Without intensive education, wrote Knox, decisive action by naval officers is impossible. To accomplish the mission while protecting both civilians and warriors from physical and moral injury, such decisive action requires moral leadership and strategic discernment. The Navy and Marine Corps need officers who can lead morally and think strategically, and it is the responsibility of the Naval Academy to equip midshipmen for leadership accordingly.

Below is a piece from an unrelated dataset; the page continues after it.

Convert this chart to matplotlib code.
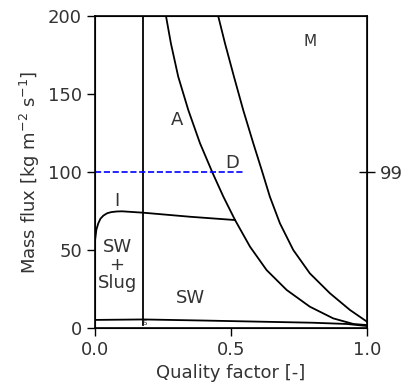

In 2013, Marine Corps General James Mattis wrote an email to a subordinate who asked him about the importance of reading:
The problem with being too busy to read is that you learn by experience (or by your men’s experience), i.e. the hard way. By reading, you learn through others’ experiences, generally a better way to do business, especially in our line of work where the consequences of incompetence are so final for young men. Thanks to my reading, I have never been caught flat-footed by any situation, never at a loss for how any problem has been addressed (successfully or unsuccessfully) before. It doesn’t give me all the answers, but it lights what is often a dark path ahead . . . Ultimately, a real understanding of history means that we face nothing new under the sun.
The Naval Academy curriculum must better equip midshipmen to understand the human experience through the lens of philosophy, history, and classic literature, to create naval officers who will lead morally and think strategically, whether on liberty in port or in an enemy’s interrogation cell.